As is generally known, either sprocket 12,14 or both can be an ISO-606 compliant sprocket. For purposes of background only, an ISO-606 compliant sprocket tooth profile is disclosed in FIGS. 2A and 2B. The tooth space is defined by or comprises a continuous fillet or root radius Ri extending from one tooth flank (i.e., side) to the adjacent tooth flank as defined by the roller seating angle α. The flank radius Rf is tangent to the roller seating radius Ri at the tangency point TP. A chain with a link pitch P has rollers of diameter D1 in contact with the tooth spaces. The ISO sprocket has a chordal pitch also of length P, a root diameter D2, and Z number of teeth. The pitch circle diameter PD, tip or outside diameter OD, and tooth angle A (equal to 360°/Z) further define the ISO-606 compliant sprocket. The maximum and minimum roller seating angle α is defined as:αmax=140°−(90°/Z) and αmin=120°−(90°/Z)
Chain drive systems have several components of undesirable noise. A major source of roller chain drive noise is the sound generated as a roller leaves the span and collides with the sprocket during meshing. The resultant impact noise is repeated with a frequency generally equal to that of the frequency of the chain meshing with the sprocket. The loudness of the impact noise is a function of the impact energy (EA) that must be absorbed during the meshing process. The meshing impact energy absorbed is related to engine speed, chain mass, and the impact velocity between the chain and the sprocket at the onset of meshing. The impact velocity is affected by the chain-sprocket engagement geometry, of which an engaging flank pressure angle γ (FIG. 2B) is a factor, where:
                    E        A            =                                    w            ⁢                                                  ⁢            P                    2000                ⁢                  V          A          2                      ;                      V        A            =                                    π            ⁢                                                  ⁢            n            ⁢                                                  ⁢            P                    30000                ⁢                                  ⁢                  sin          ⁡                      (                                          360                Z                            +              γ                        )                                ;              γ      =                        180          -          A          -          α                2              ;    and                  EA=Impact Energy [N*m]        VA=Roller Impact Velocity [m/s]        γ=Engaging Flank Pressure Angle        n=Engine Speed [RPM]        w=Chain Mass [Kg/m]        Z=Number of Sprocket Teeth        A=Tooth Angle (360°/Z)        α=Roller Seating Angle        P=Chain Pitch (Chordal Pitch)        

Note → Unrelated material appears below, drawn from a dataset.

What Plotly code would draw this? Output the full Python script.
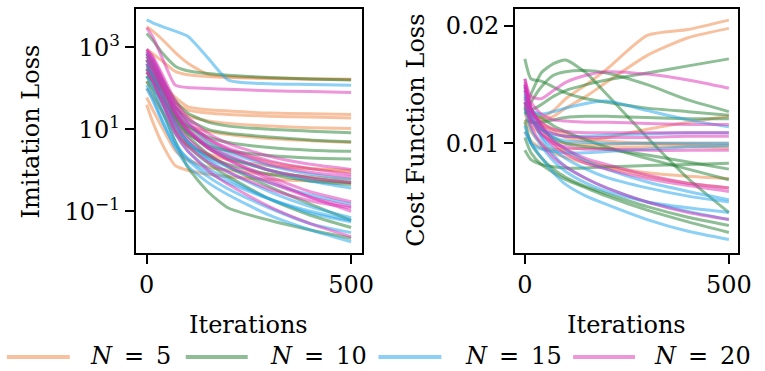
import plotly.graph_objects as go

# ---------------- data ----------------
iterations = [0, 15, 40, 70, 100, 150, 200, 300, 400, 500]

group_labels = ["N = 5", "N = 10", "N = 15", "N = 20"]

imitation_n5 = [
    [3200, 2500, 1500, 750, 420, 220, 195, 180, 170, 165],
    [900, 700, 450, 260, 215, 195, 185, 175, 170, 168],
    [300, 220, 120, 60, 36, 30, 28, 25, 24, 23],
    [250, 180, 100, 45, 30, 25, 23, 21, 20, 19],
    [200, 150, 80, 35, 22, 16, 14, 12, 11, 10.5],
    [150, 100, 50, 20, 12, 9, 7.5, 6, 5.3, 4.8],
    [100, 60, 25, 8, 4, 2.5, 1.8, 1.3, 1.1, 1.0],
    [40, 15, 4, 1.3, 1.0, 0.8, 0.7, 0.6, 0.55, 0.5],
    [500, 300, 120, 30, 12, 5, 3, 1.6, 1.1, 0.9],
    [60, 30, 10, 3, 1.8, 1.2, 1.0, 0.8, 0.7, 0.6],
]
imitation_n10 = [
    [2200, 1500, 700, 350, 270, 230, 210, 185, 170, 160],
    [600, 350, 150, 50, 25, 15, 12, 10, 9, 8.3],
    [400, 250, 100, 35, 18, 10, 8, 6.5, 5.5, 5],
    [300, 200, 80, 25, 12, 6.5, 4.8, 3.6, 3.1, 2.9],
    [250, 150, 60, 18, 8, 4, 3, 2.3, 2.0, 1.9],
    [500, 300, 100, 25, 9, 3.5, 2, 1.0, 0.65, 0.5],
    [350, 200, 60, 14, 5, 2.2, 1.4, 0.8, 0.55, 0.45],
    [150, 80, 25, 5, 1.2, 0.3, 0.12, 0.06, 0.035, 0.022],
    [200, 120, 40, 10, 4, 1.5, 0.7, 0.2, 0.08, 0.04],
    [700, 400, 120, 20, 7, 2.5, 1.2, 0.4, 0.15, 0.06],
]
imitation_n15 = [
    [4700, 4000, 3200, 2500, 1900, 550, 160, 130, 125, 120],
    [700, 400, 120, 25, 10, 4, 2.2, 1.0, 0.55, 0.37],
    [500, 250, 70, 15, 5, 1.8, 0.9, 0.3, 0.13, 0.07],
    [300, 150, 40, 8, 3, 1.1, 0.6, 0.2, 0.09, 0.055],
    [200, 100, 25, 5, 1.8, 0.7, 0.35, 0.12, 0.05, 0.03],
    [120, 60, 15, 3.5, 1.3, 0.5, 0.25, 0.08, 0.035, 0.018],
    [800, 500, 150, 35, 14, 5, 2.8, 1.3, 0.8, 0.6],
    [100, 50, 14, 4, 2, 0.9, 0.5, 0.2, 0.1, 0.06],
    [400, 200, 60, 12, 5, 2, 1.2, 0.5, 0.25, 0.15],
]
imitation_n20 = [
    [3000, 1800, 500, 120, 105, 100, 95, 88, 84, 80],
    [900, 600, 200, 50, 20, 8, 4.5, 2.2, 1.4, 1.05],
    [700, 450, 150, 35, 14, 6, 3.5, 1.7, 1.1, 0.8],
    [500, 300, 100, 25, 10, 4, 2.3, 1.0, 0.65, 0.5],
    [600, 350, 110, 25, 9, 3.5, 1.8, 0.7, 0.3, 0.17],
    [400, 250, 70, 15, 6, 2.4, 1.3, 0.5, 0.22, 0.13],
    [800, 450, 130, 28, 10, 3.5, 1.8, 0.6, 0.22, 0.1],
    [300, 150, 40, 8, 3, 1, 0.45, 0.13, 0.05, 0.024],
    [900, 550, 170, 40, 16, 6, 3.2, 1.4, 0.9, 0.7],
    [250, 150, 45, 10, 4, 1.6, 0.9, 0.35, 0.18, 0.12],
]

cost_n5 = [
    [0.0135, 0.0125, 0.0122, 0.0128, 0.0138, 0.0150, 0.0163, 0.0192, 0.0197, 0.0205],
    [0.0132, 0.0124, 0.0120, 0.0123, 0.0130, 0.0140, 0.0152, 0.0175, 0.0190, 0.0198],
    [0.0140, 0.0128, 0.0118, 0.0110, 0.0105, 0.0102, 0.0105, 0.0112, 0.0118, 0.0123],
    [0.0125, 0.0115, 0.0108, 0.0102, 0.0100, 0.0099, 0.0099, 0.0100, 0.0100, 0.0100],
    [0.0150, 0.0130, 0.0115, 0.0100, 0.0092, 0.0085, 0.0080, 0.0072, 0.0066, 0.0062],
    [0.0120, 0.0110, 0.0100, 0.0092, 0.0088, 0.0083, 0.0080, 0.0075, 0.0072, 0.0070],
    [0.0110, 0.0102, 0.0096, 0.0095, 0.0095, 0.0096, 0.0096, 0.0097, 0.0097, 0.0096],
    [0.0130, 0.0120, 0.0115, 0.0112, 0.0108, 0.0104, 0.0102, 0.0100, 0.0099, 0.0098],
]
cost_n10 = [
    [0.0172, 0.0155, 0.0153, 0.0148, 0.0143, 0.0138, 0.0135, 0.0130, 0.0127, 0.0124],
    [0.0130, 0.0142, 0.0160, 0.0168, 0.0171, 0.0160, 0.0142, 0.0105, 0.0070, 0.0041],
    [0.0125, 0.0128, 0.0133, 0.0140, 0.0145, 0.0150, 0.0154, 0.0160, 0.0166, 0.0172],
    [0.0125, 0.0135, 0.0148, 0.0158, 0.0161, 0.0162, 0.0160, 0.0150, 0.0137, 0.0127],
    [0.0120, 0.0118, 0.0118, 0.0120, 0.0122, 0.0123, 0.0123, 0.0122, 0.0121, 0.0121],
    [0.0094, 0.0086, 0.0082, 0.0080, 0.0079, 0.0079, 0.0080, 0.0081, 0.0082, 0.0083],
    [0.0130, 0.0120, 0.0112, 0.0105, 0.0100, 0.0097, 0.0095, 0.0090, 0.0084, 0.0078],
    [0.0118, 0.0100, 0.0088, 0.0078, 0.0071, 0.0063, 0.0057, 0.0046, 0.0037, 0.0030],
    [0.0105, 0.0092, 0.0082, 0.0075, 0.0069, 0.0062, 0.0055, 0.0043, 0.0033, 0.0024],
    [0.0135, 0.0128, 0.0122, 0.0115, 0.0110, 0.0103, 0.0097, 0.0087, 0.0078, 0.0069],
]
cost_n15 = [
    [0.0115, 0.0100, 0.0088, 0.0075, 0.0065, 0.0055, 0.0048, 0.0035, 0.0025, 0.0018],
    [0.0140, 0.0128, 0.0125, 0.0127, 0.0130, 0.0134, 0.0136, 0.0128, 0.0120, 0.0114],
    [0.0135, 0.0120, 0.0112, 0.0108, 0.0106, 0.0106, 0.0107, 0.0108, 0.0109, 0.0109],
    [0.0145, 0.0125, 0.0112, 0.0105, 0.0102, 0.0101, 0.0100, 0.0100, 0.0100, 0.0100],
    [0.0148, 0.0130, 0.0115, 0.0103, 0.0095, 0.0085, 0.0078, 0.0067, 0.0059, 0.0052],
    [0.0142, 0.0122, 0.0107, 0.0095, 0.0087, 0.0078, 0.0071, 0.0062, 0.0055, 0.0050],
    [0.0150, 0.0125, 0.0105, 0.0090, 0.0080, 0.0070, 0.0062, 0.0050, 0.0042, 0.0035],
    [0.0130, 0.0112, 0.0098, 0.0085, 0.0076, 0.0066, 0.0059, 0.0050, 0.0045, 0.0041],
    [0.0110, 0.0100, 0.0095, 0.0093, 0.0092, 0.0092, 0.0093, 0.0095, 0.0097, 0.0098],
]
cost_n20 = [
    [0.0155, 0.0140, 0.0138, 0.0145, 0.0152, 0.0158, 0.0161, 0.0159, 0.0154, 0.0147],
    [0.0152, 0.0135, 0.0125, 0.0120, 0.0119, 0.0118, 0.0118, 0.0117, 0.0116, 0.0116],
    [0.0148, 0.0128, 0.0118, 0.0112, 0.0110, 0.0109, 0.0109, 0.0109, 0.0109, 0.0109],
    [0.0155, 0.0130, 0.0115, 0.0108, 0.0106, 0.0105, 0.0105, 0.0105, 0.0106, 0.0106],
    [0.0138, 0.0120, 0.0108, 0.0100, 0.0097, 0.0095, 0.0095, 0.0094, 0.0094, 0.0094],
    [0.0150, 0.0130, 0.0115, 0.0102, 0.0095, 0.0087, 0.0082, 0.0073, 0.0066, 0.0062],
    [0.0145, 0.0125, 0.0110, 0.0098, 0.0091, 0.0083, 0.0078, 0.0070, 0.0064, 0.0059],
    [0.0135, 0.0115, 0.0100, 0.0088, 0.0080, 0.0070, 0.0062, 0.0050, 0.0041, 0.0035],
]

imitation_ticks = [0.1, 10, 1000]
imitation_ticktext = ["10<sup>\u22121</sup>", "10<sup>1</sup>", "10<sup>3</sup>"]
cost_ticks = [0.01, 0.02]
cost_ticktext = ["0.01", "0.02"]
iter_ticks = [0, 500]

# ---------------- style ----------------
colors = ["rgba(239,131,65,0.5)", "rgba(29,125,45,0.5)",
          "rgba(25,161,235,0.5)", "rgba(221,45,181,0.5)"]
FONT = "DejaVu Serif"
FS = 24
W, H = 765, 371

fig = go.Figure()

imit_groups = [imitation_n5, imitation_n10, imitation_n15, imitation_n20]
cost_groups = [cost_n5, cost_n10, cost_n15, cost_n20]

for gi, curves in enumerate(imit_groups):
    for c in curves:
        fig.add_trace(go.Scatter(x=iterations, y=c, mode="lines", xaxis="x", yaxis="y",
                                 line=dict(color=colors[gi], width=3, shape="spline", smoothing=0.6),
                                 showlegend=False, hoverinfo="skip"))
for gi, curves in enumerate(cost_groups):
    for c in curves:
        fig.add_trace(go.Scatter(x=iterations, y=c, mode="lines", xaxis="x2", yaxis="y2",
                                 line=dict(color=colors[gi], width=3, shape="spline", smoothing=0.6),
                                 showlegend=False, hoverinfo="skip"))

axis_common = dict(showline=True, linecolor="black", linewidth=2, mirror=True,
                   ticks="outside", ticklen=9, tickwidth=2, tickcolor="black",
                   showgrid=False, zeroline=False,
                   tickfont=dict(family=FONT, size=FS, color="black"))

def px_x(p):
    return p / W

def px_y(p):
    return (H - p) / H

ydom = [px_y(253), px_y(9)]

fig.update_layout(
    width=W, height=H,
    margin=dict(l=0, r=0, t=0, b=0),
    paper_bgcolor="white", plot_bgcolor="white",
    showlegend=False,
    font=dict(family=FONT, size=FS, color="black"),
    xaxis=dict(domain=[px_x(138), px_x(368)], range=[-27, 526], anchor="y",
               tickmode="array", tickvals=iter_ticks, **axis_common),
    yaxis=dict(domain=ydom, type="log", range=[-2.02, 3.94], anchor="x",
               tickmode="array", tickvals=imitation_ticks, ticktext=imitation_ticktext,
               **axis_common),
    xaxis2=dict(domain=[px_x(524), px_x(751)], range=[-24, 523], anchor="y2",
                tickmode="array", tickvals=iter_ticks, **axis_common),
    yaxis2=dict(domain=ydom, range=[0.00065, 0.02145], anchor="x2",
                tickmode="array", tickvals=cost_ticks, ticktext=cost_ticktext,
                **axis_common),
)

annotations = [
    dict(text="Imitation Loss", x=px_x(32), y=px_y(131), textangle=-90),
    dict(text="Cost Function Loss", x=px_x(423), y=px_y(130), textangle=-90),
    dict(text="Iterations", x=px_x(253), y=px_y(325)),
    dict(text="Iterations", x=px_x(637), y=px_y(325)),
]
for a in annotations:
    a.update(xref="paper", yref="paper", showarrow=False, xanchor="center", yanchor="middle",
             font=dict(family=FONT, size=FS, color="black"))
    fig.add_annotation(**a)

# legend (drawn manually to match long line samples)
legend_line_x = [(7, 71), (189, 252), (385, 449), (583, 646)]
legend_text_x = [90, 273, 471, 663]
legend_y = 357
for gi, lab in enumerate(group_labels):
    x0, x1 = legend_line_x[gi]
    fig.add_shape(type="line", xref="paper", yref="paper",
                  x0=px_x(x0), x1=px_x(x1), y0=px_y(legend_y), y1=px_y(legend_y),
                  line=dict(color=colors[gi], width=4))
    num = lab.split("=")[1].strip()
    fig.add_annotation(text="<i>N</i>\u2002=\u2002" + num, xref="paper", yref="paper",
                       x=px_x(legend_text_x[gi]), y=px_y(legend_y - 1),
                       xanchor="left", yanchor="middle", showarrow=False,
                       font=dict(family=FONT, size=FS, color="black"))

fig.write_html("out.html", config={"displayModeBar": False},
               post_script="document.body.style.margin='0';document.body.style.overflow='hidden';")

The impact energy (EA) equation presumes the chain drive kinematics will conform generally to a quasi-static analytical model and that the roller-sprocket driving contact will occur at a tangent point TP of the flank and root radii Rf,Ri as the sprocket collects a roller from the span.
As shown in FIG. 2B, the pressure angle γ for an ISO-606 compliant sprocket is defined as the angle between a line L1 extending from the center of the engaging roller 28, when it is contacting the engaging tooth flank at the tangency point TP, through the center of the flank radius Rf, and a line L2 connecting the center of the fully seated roller 28, when it is seated on the root diameter D2, and the center of the next meshing roller 30, as if it were also seated on the root diameter D2 in its engaging tooth space. It should be appreciated that γ is a minimum when α is a maximum.
FIG. 2B also shows the engagement path (phantom rollers) and the driving contact position of roller 28 (solid) as the drive sprocket 12 rotates in the direction of arrow 11. FIG. 2B depicts the theoretical case with chain roller 27 seated on root diameter D2 of a maximum material sprocket with both chain pitch and sprocket chordal pitch equal to theoretical pitch P. The noise occurring at the onset of roller engagement has a radial component FIR as a result of roller 28 colliding with the root surface Ri and a tangential component FIT generated as the same roller 28 collides with the engaging tooth flank at point TP as the roller moves into driving contact. It is believed that the radial impact occurs first, with the tangential impact following nearly simultaneously. Roller impact velocity VA is shown to act through, and is substantially normal to, engaging flank tangent point TP with roller 28 in driving contact at point TP.
Under actual conditions as a result of feature dimensional tolerances, there will normally be a pitch mismatch between the chain and sprocket, with increased mismatch as the components wear in use. This pitch mismatch serves to move the point of meshing impact, with the radial collision still occurring at the root surface Ri but not necessarily at D2. The tangential collision will normally be in the proximity of point TP, but this contact could take place high up on the engaging side of root radius Ri or even radially outward from point TP on the engaging flank radius Rf as a function of the actual chain-sprocket pitch mismatch.